### Task instructions
Output every line exactly as written. Leave out pictures.

### Data

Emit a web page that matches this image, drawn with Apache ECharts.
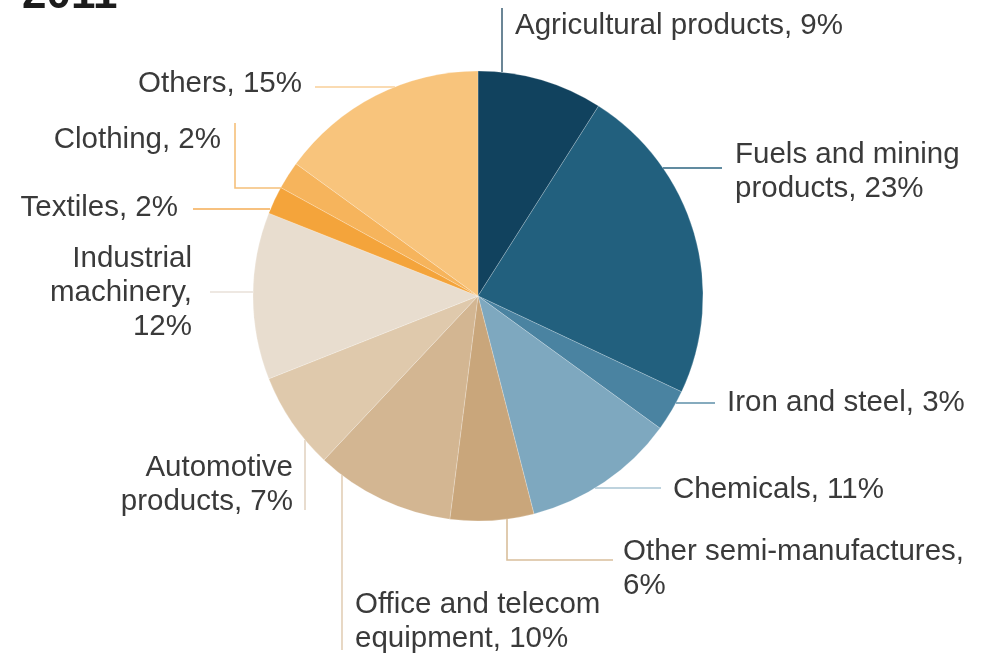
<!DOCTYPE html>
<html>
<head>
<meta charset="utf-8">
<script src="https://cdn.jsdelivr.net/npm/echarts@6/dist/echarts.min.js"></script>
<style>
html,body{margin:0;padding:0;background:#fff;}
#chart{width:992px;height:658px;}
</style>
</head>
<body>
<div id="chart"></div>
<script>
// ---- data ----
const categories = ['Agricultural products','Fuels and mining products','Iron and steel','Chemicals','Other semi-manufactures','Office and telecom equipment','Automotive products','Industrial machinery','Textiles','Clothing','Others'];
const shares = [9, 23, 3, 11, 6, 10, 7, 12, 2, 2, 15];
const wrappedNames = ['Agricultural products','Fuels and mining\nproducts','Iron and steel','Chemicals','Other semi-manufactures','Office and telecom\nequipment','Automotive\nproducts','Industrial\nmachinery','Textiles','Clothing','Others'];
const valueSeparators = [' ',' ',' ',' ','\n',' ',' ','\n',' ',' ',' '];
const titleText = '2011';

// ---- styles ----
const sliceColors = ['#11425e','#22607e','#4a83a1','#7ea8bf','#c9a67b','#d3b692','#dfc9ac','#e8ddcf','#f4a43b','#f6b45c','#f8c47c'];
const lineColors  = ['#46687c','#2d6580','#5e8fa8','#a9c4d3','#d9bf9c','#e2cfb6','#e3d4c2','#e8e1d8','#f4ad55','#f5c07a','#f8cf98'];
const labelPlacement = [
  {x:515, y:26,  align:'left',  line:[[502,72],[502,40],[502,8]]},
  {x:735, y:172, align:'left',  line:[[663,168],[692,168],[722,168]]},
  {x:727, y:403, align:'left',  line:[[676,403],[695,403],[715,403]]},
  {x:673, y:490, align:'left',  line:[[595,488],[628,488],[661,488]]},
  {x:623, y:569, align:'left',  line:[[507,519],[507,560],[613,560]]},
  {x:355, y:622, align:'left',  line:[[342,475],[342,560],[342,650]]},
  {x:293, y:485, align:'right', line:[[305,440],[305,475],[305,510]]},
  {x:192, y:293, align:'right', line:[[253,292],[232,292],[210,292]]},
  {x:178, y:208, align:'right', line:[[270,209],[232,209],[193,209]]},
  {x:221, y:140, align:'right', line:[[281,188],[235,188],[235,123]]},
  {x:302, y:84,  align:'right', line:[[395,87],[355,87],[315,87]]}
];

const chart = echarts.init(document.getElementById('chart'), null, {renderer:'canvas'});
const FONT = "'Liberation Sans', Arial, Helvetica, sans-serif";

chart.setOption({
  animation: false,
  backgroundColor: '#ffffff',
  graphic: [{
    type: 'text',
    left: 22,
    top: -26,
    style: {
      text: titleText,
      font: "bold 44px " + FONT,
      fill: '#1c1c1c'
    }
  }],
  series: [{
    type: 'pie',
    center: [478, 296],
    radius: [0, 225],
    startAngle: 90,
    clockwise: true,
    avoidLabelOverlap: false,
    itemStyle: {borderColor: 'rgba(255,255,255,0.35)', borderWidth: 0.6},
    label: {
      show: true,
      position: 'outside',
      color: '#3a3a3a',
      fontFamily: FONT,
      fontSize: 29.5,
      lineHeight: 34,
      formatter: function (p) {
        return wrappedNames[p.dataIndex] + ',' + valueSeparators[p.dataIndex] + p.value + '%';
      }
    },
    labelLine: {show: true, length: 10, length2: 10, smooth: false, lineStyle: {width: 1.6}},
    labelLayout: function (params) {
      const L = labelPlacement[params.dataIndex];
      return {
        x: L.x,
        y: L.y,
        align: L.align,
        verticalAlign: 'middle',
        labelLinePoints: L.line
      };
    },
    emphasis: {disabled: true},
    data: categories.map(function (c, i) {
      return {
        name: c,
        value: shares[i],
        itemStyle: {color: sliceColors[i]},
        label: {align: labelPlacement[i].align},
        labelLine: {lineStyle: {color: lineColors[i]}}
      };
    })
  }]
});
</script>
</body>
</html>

### Complete output
Emit a web page that matches this image, drawn with Apache ECharts.
<!DOCTYPE html>
<html>
<head>
<meta charset="utf-8">
<script src="https://cdn.jsdelivr.net/npm/echarts@6/dist/echarts.min.js"></script>
<style>
html,body{margin:0;padding:0;background:#fff;}
#chart{width:992px;height:658px;}
</style>
</head>
<body>
<div id="chart"></div>
<script>
// ---- data ----
const categories = ['Agricultural products','Fuels and mining products','Iron and steel','Chemicals','Other semi-manufactures','Office and telecom equipment','Automotive products','Industrial machinery','Textiles','Clothing','Others'];
const shares = [9, 23, 3, 11, 6, 10, 7, 12, 2, 2, 15];
const wrappedNames = ['Agricultural products','Fuels and mining\nproducts','Iron and steel','Chemicals','Other semi-manufactures','Office and telecom\nequipment','Automotive\nproducts','Industrial\nmachinery','Textiles','Clothing','Others'];
const valueSeparators = [' ',' ',' ',' ','\n',' ',' ','\n',' ',' ',' '];
const titleText = '2011';

// ---- styles ----
const sliceColors = ['#11425e','#22607e','#4a83a1','#7ea8bf','#c9a67b','#d3b692','#dfc9ac','#e8ddcf','#f4a43b','#f6b45c','#f8c47c'];
const lineColors  = ['#46687c','#2d6580','#5e8fa8','#a9c4d3','#d9bf9c','#e2cfb6','#e3d4c2','#e8e1d8','#f4ad55','#f5c07a','#f8cf98'];
const labelPlacement = [
  {x:515, y:26,  align:'left',  line:[[502,72],[502,40],[502,8]]},
  {x:735, y:172, align:'left',  line:[[663,168],[692,168],[722,168]]},
  {x:727, y:403, align:'left',  line:[[676,403],[695,403],[715,403]]},
  {x:673, y:490, align:'left',  line:[[595,488],[628,488],[661,488]]},
  {x:623, y:569, align:'left',  line:[[507,519],[507,560],[613,560]]},
  {x:355, y:622, align:'left',  line:[[342,475],[342,560],[342,650]]},
  {x:293, y:485, align:'right', line:[[305,440],[305,475],[305,510]]},
  {x:192, y:293, align:'right', line:[[253,292],[232,292],[210,292]]},
  {x:178, y:208, align:'right', line:[[270,209],[232,209],[193,209]]},
  {x:221, y:140, align:'right', line:[[281,188],[235,188],[235,123]]},
  {x:302, y:84,  align:'right', line:[[395,87],[355,87],[315,87]]}
];

const chart = echarts.init(document.getElementById('chart'), null, {renderer:'canvas'});
const FONT = "'Liberation Sans', Arial, Helvetica, sans-serif";

chart.setOption({
  animation: false,
  backgroundColor: '#ffffff',
  graphic: [{
    type: 'text',
    left: 22,
    top: -26,
    style: {
      text: titleText,
      font: "bold 44px " + FONT,
      fill: '#1c1c1c'
    }
  }],
  series: [{
    type: 'pie',
    center: [478, 296],
    radius: [0, 225],
    startAngle: 90,
    clockwise: true,
    avoidLabelOverlap: false,
    itemStyle: {borderColor: 'rgba(255,255,255,0.35)', borderWidth: 0.6},
    label: {
      show: true,
      position: 'outside',
      color: '#3a3a3a',
      fontFamily: FONT,
      fontSize: 29.5,
      lineHeight: 34,
      formatter: function (p) {
        return wrappedNames[p.dataIndex] + ',' + valueSeparators[p.dataIndex] + p.value + '%';
      }
    },
    labelLine: {show: true, length: 10, length2: 10, smooth: false, lineStyle: {width: 1.6}},
    labelLayout: function (params) {
      const L = labelPlacement[params.dataIndex];
      return {
        x: L.x,
        y: L.y,
        align: L.align,
        verticalAlign: 'middle',
        labelLinePoints: L.line
      };
    },
    emphasis: {disabled: true},
    data: categories.map(function (c, i) {
      return {
        name: c,
        value: shares[i],
        itemStyle: {color: sliceColors[i]},
        label: {align: labelPlacement[i].align},
        labelLine: {lineStyle: {color: lineColors[i]}}
      };
    })
  }]
});
</script>
</body>
</html>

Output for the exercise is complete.